Actitud de la policía
Cuando cartas anónimas advierten a la Brigada de Menores de lo que está pasando, la policía se limita a una visita cortés
Sobrio, sereno y factual, el relato de Springora no tiene nada de sensacionalista, y aun así es impactante. Retrata a un hombre culto, refinado, seductor, que se lleva a la cama a niñas y niños de catorce, doce o diez años, ya sea seduciéndolos, en París, o pagando, en Manila, y se jacta de ello. Que reivindica la pedofilia en libros como Les moins de seize ans (Los menores de dieciséis años, 1974) o sus diarios. Que pone incluso al descubierto su estrategia: es conveniente, indica por ejemplo, elegir a menores de familias desestructuradas.
Era el caso de Springora. Su padre se había desentendido de ella (parten el corazón las escenas de la niña “llorando durante horas al teléfono” sin conseguir hablar con él); su madre, agobiada por la responsabilidad de cuidar ella sola a la hija y trabajar para mantenerla, tampoco le hacía mucho caso. Tras el choque inicial, una y otro aceptan la situación, que a fin de cuentas les conviene: un adulto ha tomado a la niña bajo su “protección”…
Era delito, claro, pero nadie molesta a Matzneff. Si cartas anónimas advierten a la Brigada de Menores de lo que está pasando, los policías se limitan a hacerle una visita cortés, muy honrados de poder saludar al gran hombre. Cuando en 1990, Pivot le invita a Apostrophes, anfitrión e invitados acogen el relato de sus hazañas pedófilas con risitas, entre el escándalo y la admiración embelesada.
Solo una extranjera, la periodista quebequesa Denise Bombardier, le planta cara: “Los señores mayores atraen a los niños a la puerta de los colegios ofreciéndoles caramelos. Usted lo hace con su reputación.
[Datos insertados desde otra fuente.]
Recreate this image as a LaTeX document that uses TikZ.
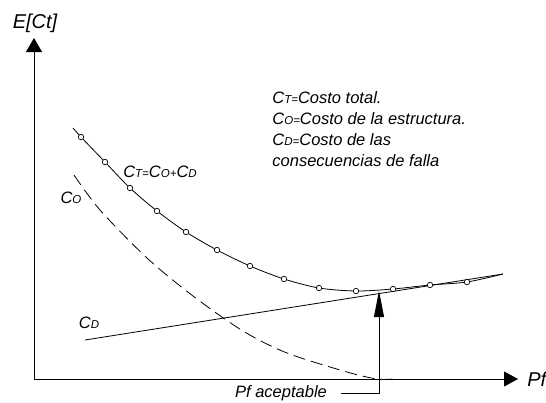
\documentclass[tikz,border=0pt]{standalone}
\usepackage{fontspec}
\setmainfont{Liberation Sans}
\usetikzlibrary{arrows.meta}
\newcommand{\sm}[1]{{\fontsize{11.5}{12}\selectfont #1}}

\begin{document}
\begin{tikzpicture}[x=1pt,y=-1pt,line width=0.8pt,
        lbl/.style={font=\fontsize{16.5}{21}\selectfont\itshape, inner sep=0pt},
        big/.style={font=\fontsize{20}{24}\selectfont\itshape, inner sep=0pt},
        pt/.style={circle,draw,fill=white,inner sep=0pt,minimum size=5.5pt,line width=0.7pt}]
        \useasboundingbox (0,0) rectangle (546,402);

        \coordinate (orig) at (34,379);
        \coordinate (ytop) at (34,38);
        \coordinate (xend) at (518,379);
        \draw[-{Triangle[length=14pt,width=16pt]}] (orig) -- (ytop);
        \draw[-{Triangle[length=14pt,width=15pt]}] (orig) -- (xend);
        \node[big] (ect) at (35,23) {E[Ct]};
        \node[big,anchor=west] (pf) at (527,379) {Pf};

        % estructura
        \draw[dash pattern=on 12pt off 6pt] plot [smooth] coordinates {(74,175) (100,210) (147,258) (193,296) (243,331) (287,353) (347,372) (377,379) (393,379)};
        % consecuencias
        \draw (85,340) -- (503,274);
        % total
        \draw plot [smooth] coordinates {(73,128) (81,137) (105,162) (130,188) (157,211) (186,232) (217,250) (250,266) (284,279) (319,288) (356,291) (393,289) (430,285) (467,282) (503,274)};
        \foreach \x/\y [count=\i] in {81/137,105/162,130/188,157/211,186/232,217/250,250/266,284/279,319/288,356/291,393/289,430/285,467/282}
            \node[pt] (c\i) at (\x,\y) {};

        \node[lbl] (ct) at (160,172) {C\sm{T=}C\sm{O+}C\sm{D}};
        \node[lbl] (co) at (71,198) {C\sm{O}};
        \node[lbl] (cd) at (89,323) {C\sm{D}};

        \node[lbl,anchor=west,align=left] (leg) at (272,129) {C\sm{T=}Costo total.\\C\sm{O=}Costo de la estructura.\\C\sm{D=}Costo de las\\consecuencias de falla};

        \node[lbl] (acep) at (281,393) {Pf aceptable};
        \coordinate (opt) at (379,291);
        \draw[-{Triangle[length=26pt,width=10pt]}] ([xshift=14pt]acep.east) -| (opt);
    \end{tikzpicture}
\end{document}
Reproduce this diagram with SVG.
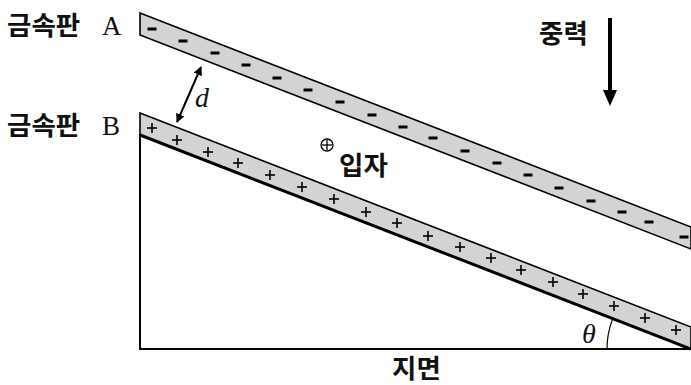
<svg xmlns="http://www.w3.org/2000/svg" width="691" height="385" viewBox="0 0 691 385">
<style>
.plate{fill:#d3d3d3;stroke:#000;stroke-width:1.6}
.ko{font-family:"Noto Sans CJK KR","Noto Sans",sans-serif;font-weight:700;font-size:26.5px;fill:#111}
.lat{font-family:"Liberation Serif",serif;font-size:27px;fill:#111}
.it{font-family:"Liberation Serif",serif;font-style:italic;font-size:28px;fill:#111}
.mn{stroke:#000;stroke-width:3}
.pl{stroke:#000;stroke-width:1.6}
.ln{stroke:#000;fill:none}
</style>
<defs>
<marker id="ah" viewBox="0 0 10 10" refX="9" refY="5" markerWidth="4.5" markerHeight="4.5" orient="auto-start-reverse">
<path d="M0,0 L10,5 L0,10 z" fill="#000"/>
</marker>
<g id="minus"><line class="mn" x1="-4.5" y1="0" x2="4.5" y2="0"/></g>
<g id="plus"><line class="pl" x1="-5" y1="0" x2="5" y2="0"/><line class="pl" x1="0" y1="-5" x2="0" y2="5"/></g>
</defs>

<g id="ground">
<line class="ln" x1="140" y1="134" x2="140" y2="349" stroke-width="2"/>
<line class="ln" x1="139" y1="349" x2="691" y2="349" stroke-width="2"/>
<path class="ln" d="M607,349 A84,84 0 0 1 612.7,318.6" stroke-width="1.2"/>
<text class="it" x="582" y="343">θ</text>
<text class="ko" x="392" y="378">지면</text>
</g>

<g id="plateA">
<polygon class="plate" points="140,13 691,227 691,249 140,35"/>
<use href="#minus" x="152" y="29"/><use href="#minus" x="183" y="41"/><use href="#minus" x="215" y="53"/>
<use href="#minus" x="246" y="65"/><use href="#minus" x="277" y="78"/><use href="#minus" x="308" y="90"/>
<use href="#minus" x="340" y="102"/><use href="#minus" x="372" y="115"/><use href="#minus" x="403" y="127"/>
<use href="#minus" x="433" y="138"/><use href="#minus" x="465" y="151"/><use href="#minus" x="497" y="163"/>
<use href="#minus" x="528" y="175"/><use href="#minus" x="559" y="188"/><use href="#minus" x="591" y="201"/>
<use href="#minus" x="622" y="212"/><use href="#minus" x="649" y="222"/><use href="#minus" x="684" y="237"/>
<text class="ko" x="7" y="35">금속판</text><text class="lat" x="102" y="35">A</text>
</g>

<g id="plateB">
<polygon class="plate" points="140,113 691,327 691,349 140,135"/>
<line class="ln" x1="140" y1="135" x2="691" y2="349" stroke-width="3"/>
<use href="#plus" x="152" y="128"/><use href="#plus" x="177" y="140"/><use href="#plus" x="208" y="152"/>
<use href="#plus" x="238" y="163"/><use href="#plus" x="270" y="175"/><use href="#plus" x="302" y="187"/>
<use href="#plus" x="334" y="199"/><use href="#plus" x="366" y="212"/><use href="#plus" x="397" y="223"/>
<use href="#plus" x="428" y="236"/><use href="#plus" x="460" y="247"/><use href="#plus" x="491" y="258"/>
<use href="#plus" x="521" y="270"/><use href="#plus" x="553" y="282"/><use href="#plus" x="583" y="294"/>
<use href="#plus" x="614" y="306"/><use href="#plus" x="645" y="318"/><use href="#plus" x="676" y="330"/>
<text class="ko" x="7" y="135">금속판</text><text class="lat" x="102" y="135">B</text>
</g>

<g id="particle">
<circle cx="327" cy="145" r="6" fill="none" stroke="#000" stroke-width="1.3"/>
<line class="ln" x1="322" y1="145" x2="332" y2="145" stroke-width="1.3"/>
<line class="ln" x1="327" y1="140" x2="327" y2="150" stroke-width="1.3"/>
<text class="ko" x="339" y="175">입자</text>
</g>

<g id="gravity">
<text class="ko" x="539" y="43">중력</text>
</g>

<g id="connectors">
<line class="ln" x1="201" y1="67" x2="177" y2="122" stroke-width="2" marker-start="url(#ah)" marker-end="url(#ah)"/>
<line class="ln" x1="610" y1="18" x2="610" y2="92" stroke-width="4"/>
<polygon points="603,90 617,90 610,106" fill="#000"/>
<text class="it" x="195" y="107">d</text>
</g>
</svg>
En América estaría usted en la cárcel”. Desconcertado y ofendido, Matzneff le replica con arrogancia que no tiene derecho a formular sobre su diario un juicio moral, sino solo estético. En los días siguientes Bombardier es insultada por la crème de la intelectualidad francesa: Philippe Sollers la llama públicamente “mal follada”. Y es que al calor del “prohibido prohibir” de Mayo del 68, hacía tiempo que circulaban manifiestos y cartas abiertas en favor de la despenalización de las relaciones sexuales entre adultos y menores, firmados por nombres de tanto peso como Barthes, Deleuze, Beauvoir, Sartre o Glucksmann. Hay que decir que Duras, Cixous, Foucault, entre otros, negaron su apoyo.
Aunque El consentimiento es, como digo, un libro que nos golpea de la primera página a la última, para mí su escena capital es una visita que la autora le hace a Cioran. Ella acaba de descubrir que Gabriel tiene otras lolitas; se lo reprocha y él le contesta con desprecio (como explicó en Apostrophes, Matzneff piensa que las niñas son encantadoras, hasta que se vuelven “histéricas y locas, como todas las mujeres”).
Deambula llorando por París, se encuentra frente al domicilio del famoso filósofo, y recordando que es amigo y mentor de Gabriel, se presenta en su casa. ¿Y qué le dice Cioran? Que Matzneff es un “grandísimo escritor”, que es “un honor” que la haya elegido, y que debe “plegarse a sus caprichos”. La esposa de Cioran (una actriz que dejó el cine para dedicarse a su marido) asiente en silencio.
“¿Qué valor tiene la vida de una adolescente anónima comparada con la obra literaria de un ser superior?”, comenta Springora, sarcástica. Y esa es la principal aportación de su libro: poner de relieve hasta qué punto el mito del Gran Hombre es el último bastión, la suprema coartada, del patriarcado. Acabar con él es toda una revolución pendiente.